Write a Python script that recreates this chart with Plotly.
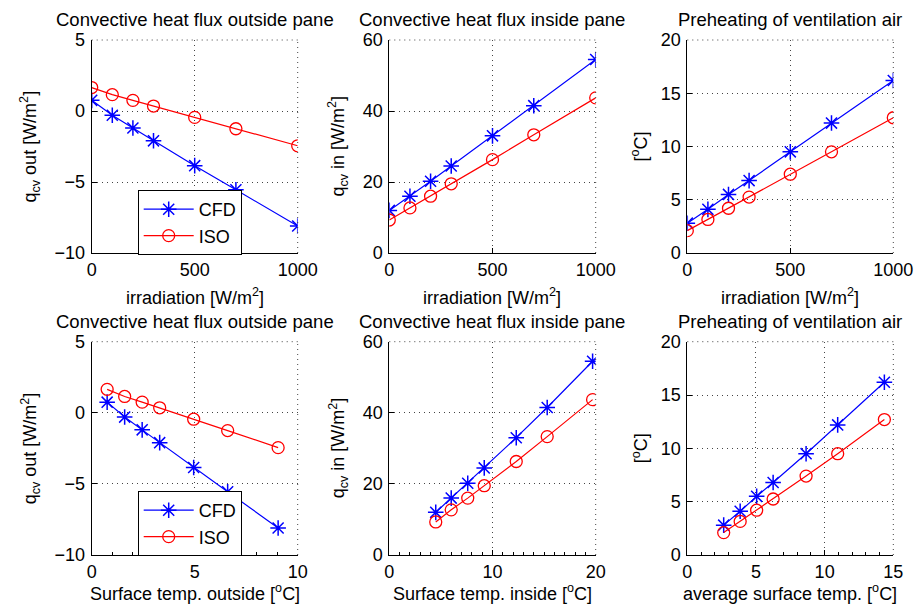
import plotly.graph_objects as go

irradiation = [0, 100, 200, 300, 500, 700, 1000]
t_surf_out = [0.75, 1.6, 2.45, 3.3, 4.95, 6.6, 9.05]
t_surf_in = [4.5, 6.0, 7.6, 9.2, 12.3, 15.3, 19.7]
t_surf_avg = [2.65, 3.85, 5.05, 6.25, 8.65, 10.95, 14.35]

qout_cfd = [0.75, -0.3, -1.2, -2.1, -3.85, -5.55, -8.1]
qout_iso = [1.65, 1.15, 0.75, 0.35, -0.45, -1.25, -2.45]
qin_cfd = [12.0, 16.0, 20.2, 24.5, 33.0, 41.5, 54.5]
qin_iso = [9.3, 12.7, 16.0, 19.5, 26.3, 33.3, 43.7]
pre_cfd = [2.8, 4.1, 5.5, 6.8, 9.5, 12.2, 16.2]
pre_iso = [2.1, 3.15, 4.2, 5.25, 7.4, 9.5, 12.7]

titles = ["Convective heat flux outside pane", "Convective heat flux inside pane",
          "Preheating of ventilation air"]
xlabel_top = "irradiation [W/m<sup>2</sup>]"
xlabels_bot = ["Surface temp. outside [<sup>o</sup>C]", "Surface temp. inside [<sup>o</sup>C]",
               "average surface temp. [<sup>o</sup>C]"]
ylabels = ["q<sub>cv</sub> out [W/m<sup>2</sup>]", "q<sub>cv</sub> in [W/m<sup>2</sup>]",
           "[<sup>o</sup>C]"]

W, H = 917, 608
FONT = "Liberation Sans, Arial, Helvetica, sans-serif"
FS = 18

xpix = [(91.7, 297.7), (389.3, 595.7), (687.3, 893.3)]
ypix = [(40, 253), (341.7, 555)]
xdom = [(a / W, b / W) for a, b in xpix]
ydom = [(1 - b / H, 1 - a / H) for a, b in ypix]
ylabel_x = [30, 338, 640]

fig = go.Figure()

series = [
    (irradiation, qout_cfd, qout_iso),
    (irradiation, qin_cfd, qin_iso),
    (irradiation, pre_cfd, pre_iso),
    (t_surf_out, qout_cfd, qout_iso),
    (t_surf_in, qin_cfd, qin_iso),
    (t_surf_avg, pre_cfd, pre_iso),
]
xranges = [[0, 1000], [0, 1000], [0, 1000], [0, 10], [0, 20], [0, 15]]
xdticks = [500, 500, 500, 5, 10, 5]
yranges = [[-10, 5], [0, 60], [0, 20]]
ydticks = [5, 20, 5]

GRIDDASH = "1px,4px"
GRIDCOLOR = "#444444"

for i, (xs, cfd, iso) in enumerate(series):
    row, col = divmod(i, 3)
    n = i + 1
    xa = "x" if n == 1 else f"x{n}"
    ya = "y" if n == 1 else f"y{n}"
    leg = "legend2" if i == 3 else "legend"
    show = i in (0, 3)
    fig.add_trace(go.Scatter(
        x=xs, y=cfd, mode="lines+markers", name="CFD",
        line=dict(color="#0000ff", width=1.2),
        marker=dict(symbol="asterisk-open", size=13, color="#0000ff",
                    line=dict(color="#0000ff", width=1.5)),
        xaxis=xa, yaxis=ya, showlegend=show, legend=leg))
    fig.add_trace(go.Scatter(
        x=xs, y=iso, mode="lines+markers", name="ISO",
        line=dict(color="#ff0000", width=1.2),
        marker=dict(symbol="circle-open", size=12, color="#ff0000",
                    line=dict(color="#ff0000", width=1.3)),
        xaxis=xa, yaxis=ya, showlegend=show, legend=leg))

    axcommon = dict(showline=True, linecolor="black", linewidth=1, mirror=False,
                    ticks="inside", ticklen=5, tickcolor="black", automargin=False,
                    showgrid=True, gridcolor=GRIDCOLOR, griddash=GRIDDASH, gridwidth=1,
                    zeroline=False, tickfont=dict(family=FONT, size=FS, color="black"))
    xkw = dict(axcommon, domain=list(xdom[col]), range=xranges[i], dtick=xdticks[i],
               tick0=0, anchor=ya)
    if row == 1:
        xkw["minor"] = dict(ticks="inside", ticklen=3, dtick=1, tickcolor="black",
                            showgrid=False)
    ykw = dict(axcommon, domain=list(ydom[row]), range=yranges[col], dtick=ydticks[col],
               tick0=0, anchor=xa, ticklabelstandoff=2)
    fig.layout["xaxis" if n == 1 else f"xaxis{n}"] = xkw
    fig.layout["yaxis" if n == 1 else f"yaxis{n}"] = ykw

    # dotted top and right frame edges (grid lines at the edge ticks)
    xd = f"{xa} domain"
    yd = f"{ya} domain"
    fig.add_shape(type="line", xref=xd, yref=yd, x0=0, x1=1, y0=1, y1=1,
                  line=dict(color=GRIDCOLOR, width=1, dash=GRIDDASH))
    fig.add_shape(type="line", xref=xd, yref=yd, x0=1, x1=1, y0=0, y1=1,
                  line=dict(color=GRIDCOLOR, width=1, dash=GRIDDASH))

    xc = (xdom[col][0] + xdom[col][1]) / 2
    # subplot title
    fig.add_annotation(text=titles[col], xref="paper", yref="paper",
                       x=xc, y=ydom[row][1] + 8 / H,
                       xanchor="center", yanchor="bottom", showarrow=False,
                       font=dict(family=FONT, size=18.5, color="black"))
    # x-axis label
    xlab = xlabel_top if row == 0 else xlabels_bot[col]
    off = 43 if row == 0 else 37
    fig.add_annotation(text=xlab, xref="paper", yref="paper",
                       x=xc, y=ydom[row][0] - off / H,
                       xanchor="center", yanchor="middle", showarrow=False,
                       font=dict(family=FONT, size=FS, color="black"))
    # y-axis label
    fig.add_annotation(text=ylabels[col], xref="paper", yref="paper",
                       x=ylabel_x[col] / W, y=(ydom[row][0] + ydom[row][1]) / 2,
                       xanchor="center", yanchor="middle", textangle=-90,
                       showarrow=False,
                       font=dict(family=FONT, size=FS, color="black"))

legcommon = dict(bgcolor="white", bordercolor="black", borderwidth=1,
                 font=dict(family=FONT, size=FS, color="black"),
                 xanchor="left", yanchor="top", itemwidth=50, tracegroupgap=0)
fig.update_layout(
    width=W, height=H, margin=dict(l=0, r=0, t=0, b=0),
    paper_bgcolor="white", plot_bgcolor="white",
    font=dict(family=FONT, color="black"),
    legend=dict(legcommon, x=137.7 / W, y=1 - 190 / H),
    legend2=dict(legcommon, x=137.7 / W, y=1 - 491 / H),
)

fig.write_html("out.html",
               config={"displayModeBar": False},
               post_script="document.body.style.margin='0';"
                           "document.body.style.overflow='hidden';")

-- -- --

» Goal
Quote the material in full and exactly; do not carry over its pictures.

» Complete response
Write a Python script that recreates this chart with Plotly.
import plotly.graph_objects as go

irradiation = [0, 100, 200, 300, 500, 700, 1000]
t_surf_out = [0.75, 1.6, 2.45, 3.3, 4.95, 6.6, 9.05]
t_surf_in = [4.5, 6.0, 7.6, 9.2, 12.3, 15.3, 19.7]
t_surf_avg = [2.65, 3.85, 5.05, 6.25, 8.65, 10.95, 14.35]

qout_cfd = [0.75, -0.3, -1.2, -2.1, -3.85, -5.55, -8.1]
qout_iso = [1.65, 1.15, 0.75, 0.35, -0.45, -1.25, -2.45]
qin_cfd = [12.0, 16.0, 20.2, 24.5, 33.0, 41.5, 54.5]
qin_iso = [9.3, 12.7, 16.0, 19.5, 26.3, 33.3, 43.7]
pre_cfd = [2.8, 4.1, 5.5, 6.8, 9.5, 12.2, 16.2]
pre_iso = [2.1, 3.15, 4.2, 5.25, 7.4, 9.5, 12.7]

titles = ["Convective heat flux outside pane", "Convective heat flux inside pane",
          "Preheating of ventilation air"]
xlabel_top = "irradiation [W/m<sup>2</sup>]"
xlabels_bot = ["Surface temp. outside [<sup>o</sup>C]", "Surface temp. inside [<sup>o</sup>C]",
               "average surface temp. [<sup>o</sup>C]"]
ylabels = ["q<sub>cv</sub> out [W/m<sup>2</sup>]", "q<sub>cv</sub> in [W/m<sup>2</sup>]",
           "[<sup>o</sup>C]"]

W, H = 917, 608
FONT = "Liberation Sans, Arial, Helvetica, sans-serif"
FS = 18

xpix = [(91.7, 297.7), (389.3, 595.7), (687.3, 893.3)]
ypix = [(40, 253), (341.7, 555)]
xdom = [(a / W, b / W) for a, b in xpix]
ydom = [(1 - b / H, 1 - a / H) for a, b in ypix]
ylabel_x = [30, 338, 640]

fig = go.Figure()

series = [
    (irradiation, qout_cfd, qout_iso),
    (irradiation, qin_cfd, qin_iso),
    (irradiation, pre_cfd, pre_iso),
    (t_surf_out, qout_cfd, qout_iso),
    (t_surf_in, qin_cfd, qin_iso),
    (t_surf_avg, pre_cfd, pre_iso),
]
xranges = [[0, 1000], [0, 1000], [0, 1000], [0, 10], [0, 20], [0, 15]]
xdticks = [500, 500, 500, 5, 10, 5]
yranges = [[-10, 5], [0, 60], [0, 20]]
ydticks = [5, 20, 5]

GRIDDASH = "1px,4px"
GRIDCOLOR = "#444444"

for i, (xs, cfd, iso) in enumerate(series):
    row, col = divmod(i, 3)
    n = i + 1
    xa = "x" if n == 1 else f"x{n}"
    ya = "y" if n == 1 else f"y{n}"
    leg = "legend2" if i == 3 else "legend"
    show = i in (0, 3)
    fig.add_trace(go.Scatter(
        x=xs, y=cfd, mode="lines+markers", name="CFD",
        line=dict(color="#0000ff", width=1.2),
        marker=dict(symbol="asterisk-open", size=13, color="#0000ff",
                    line=dict(color="#0000ff", width=1.5)),
        xaxis=xa, yaxis=ya, showlegend=show, legend=leg))
    fig.add_trace(go.Scatter(
        x=xs, y=iso, mode="lines+markers", name="ISO",
        line=dict(color="#ff0000", width=1.2),
        marker=dict(symbol="circle-open", size=12, color="#ff0000",
                    line=dict(color="#ff0000", width=1.3)),
        xaxis=xa, yaxis=ya, showlegend=show, legend=leg))

    axcommon = dict(showline=True, linecolor="black", linewidth=1, mirror=False,
                    ticks="inside", ticklen=5, tickcolor="black", automargin=False,
                    showgrid=True, gridcolor=GRIDCOLOR, griddash=GRIDDASH, gridwidth=1,
                    zeroline=False, tickfont=dict(family=FONT, size=FS, color="black"))
    xkw = dict(axcommon, domain=list(xdom[col]), range=xranges[i], dtick=xdticks[i],
               tick0=0, anchor=ya)
    if row == 1:
        xkw["minor"] = dict(ticks="inside", ticklen=3, dtick=1, tickcolor="black",
                            showgrid=False)
    ykw = dict(axcommon, domain=list(ydom[row]), range=yranges[col], dtick=ydticks[col],
               tick0=0, anchor=xa, ticklabelstandoff=2)
    fig.layout["xaxis" if n == 1 else f"xaxis{n}"] = xkw
    fig.layout["yaxis" if n == 1 else f"yaxis{n}"] = ykw

    # dotted top and right frame edges (grid lines at the edge ticks)
    xd = f"{xa} domain"
    yd = f"{ya} domain"
    fig.add_shape(type="line", xref=xd, yref=yd, x0=0, x1=1, y0=1, y1=1,
                  line=dict(color=GRIDCOLOR, width=1, dash=GRIDDASH))
    fig.add_shape(type="line", xref=xd, yref=yd, x0=1, x1=1, y0=0, y1=1,
                  line=dict(color=GRIDCOLOR, width=1, dash=GRIDDASH))

    xc = (xdom[col][0] + xdom[col][1]) / 2
    # subplot title
    fig.add_annotation(text=titles[col], xref="paper", yref="paper",
                       x=xc, y=ydom[row][1] + 8 / H,
                       xanchor="center", yanchor="bottom", showarrow=False,
                       font=dict(family=FONT, size=18.5, color="black"))
    # x-axis label
    xlab = xlabel_top if row == 0 else xlabels_bot[col]
    off = 43 if row == 0 else 37
    fig.add_annotation(text=xlab, xref="paper", yref="paper",
                       x=xc, y=ydom[row][0] - off / H,
                       xanchor="center", yanchor="middle", showarrow=False,
                       font=dict(family=FONT, size=FS, color="black"))
    # y-axis label
    fig.add_annotation(text=ylabels[col], xref="paper", yref="paper",
                       x=ylabel_x[col] / W, y=(ydom[row][0] + ydom[row][1]) / 2,
                       xanchor="center", yanchor="middle", textangle=-90,
                       showarrow=False,
                       font=dict(family=FONT, size=FS, color="black"))

legcommon = dict(bgcolor="white", bordercolor="black", borderwidth=1,
                 font=dict(family=FONT, size=FS, color="black"),
                 xanchor="left", yanchor="top", itemwidth=50, tracegroupgap=0)
fig.update_layout(
    width=W, height=H, margin=dict(l=0, r=0, t=0, b=0),
    paper_bgcolor="white", plot_bgcolor="white",
    font=dict(family=FONT, color="black"),
    legend=dict(legcommon, x=137.7 / W, y=1 - 190 / H),
    legend2=dict(legcommon, x=137.7 / W, y=1 - 491 / H),
)

fig.write_html("out.html",
               config={"displayModeBar": False},
               post_script="document.body.style.margin='0';"
                           "document.body.style.overflow='hidden';")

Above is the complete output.